::: Given information :::

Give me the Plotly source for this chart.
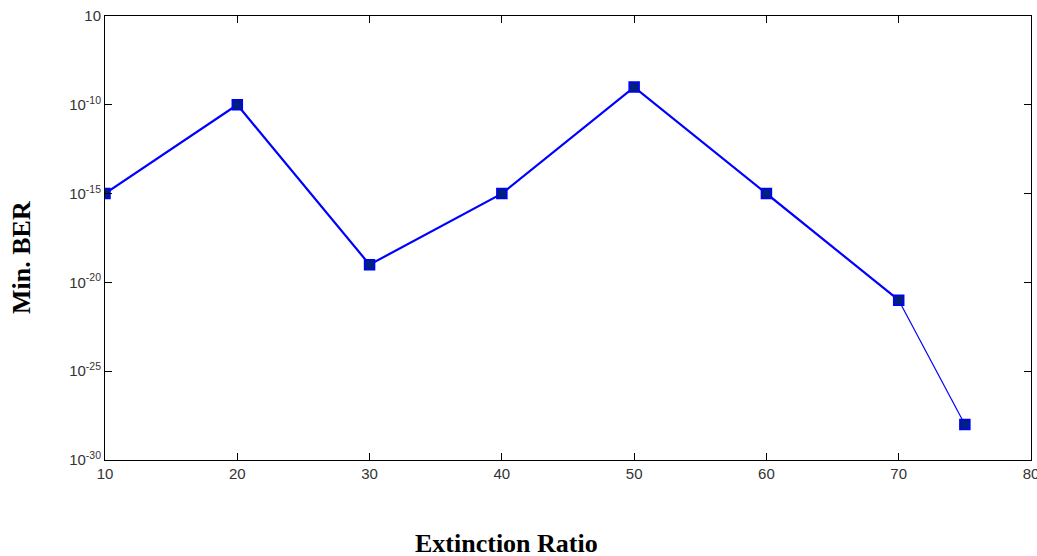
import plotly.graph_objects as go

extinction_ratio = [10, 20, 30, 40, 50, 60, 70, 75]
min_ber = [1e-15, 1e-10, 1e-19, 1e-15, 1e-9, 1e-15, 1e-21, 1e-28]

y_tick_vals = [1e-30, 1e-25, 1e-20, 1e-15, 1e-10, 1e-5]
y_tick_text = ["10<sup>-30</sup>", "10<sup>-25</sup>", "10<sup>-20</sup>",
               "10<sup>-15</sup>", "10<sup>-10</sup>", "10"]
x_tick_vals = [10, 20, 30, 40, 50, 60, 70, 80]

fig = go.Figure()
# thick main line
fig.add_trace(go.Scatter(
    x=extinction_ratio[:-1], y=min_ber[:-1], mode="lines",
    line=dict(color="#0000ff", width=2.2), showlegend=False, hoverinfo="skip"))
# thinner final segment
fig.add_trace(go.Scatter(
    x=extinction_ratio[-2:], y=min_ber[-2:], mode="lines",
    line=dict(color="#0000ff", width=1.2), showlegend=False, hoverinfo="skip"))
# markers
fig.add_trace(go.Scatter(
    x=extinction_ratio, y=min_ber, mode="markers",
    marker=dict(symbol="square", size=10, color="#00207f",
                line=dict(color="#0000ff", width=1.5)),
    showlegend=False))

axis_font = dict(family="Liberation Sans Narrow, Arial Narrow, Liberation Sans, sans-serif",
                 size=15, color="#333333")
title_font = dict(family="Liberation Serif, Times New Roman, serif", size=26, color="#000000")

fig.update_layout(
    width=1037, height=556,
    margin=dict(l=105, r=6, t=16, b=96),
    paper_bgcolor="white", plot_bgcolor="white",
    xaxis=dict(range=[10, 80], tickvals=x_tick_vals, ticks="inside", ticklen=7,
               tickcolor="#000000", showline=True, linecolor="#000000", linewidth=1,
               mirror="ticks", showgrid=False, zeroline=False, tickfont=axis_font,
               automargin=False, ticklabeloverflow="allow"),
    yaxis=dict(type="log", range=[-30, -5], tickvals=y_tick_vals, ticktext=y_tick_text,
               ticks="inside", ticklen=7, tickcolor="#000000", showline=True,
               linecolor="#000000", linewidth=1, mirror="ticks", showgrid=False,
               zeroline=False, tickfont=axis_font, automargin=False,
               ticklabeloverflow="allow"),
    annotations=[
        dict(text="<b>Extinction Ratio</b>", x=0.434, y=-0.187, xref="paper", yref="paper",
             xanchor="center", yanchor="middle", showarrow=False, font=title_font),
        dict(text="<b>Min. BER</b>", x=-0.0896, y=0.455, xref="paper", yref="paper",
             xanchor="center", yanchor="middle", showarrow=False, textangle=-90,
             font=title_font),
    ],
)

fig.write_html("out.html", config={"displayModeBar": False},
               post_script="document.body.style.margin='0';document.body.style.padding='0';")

:::

### The exercise
Return nothing but the lines running from the start of the data to the line with "1e-15, 1e-21, 1e-28]", please, both ends included and no pictures.

### Solution to this problem
Give me the Plotly source for this chart.
import plotly.graph_objects as go

extinction_ratio = [10, 20, 30, 40, 50, 60, 70, 75]
min_ber = [1e-15, 1e-10, 1e-19, 1e-15, 1e-9, 1e-15, 1e-21, 1e-28]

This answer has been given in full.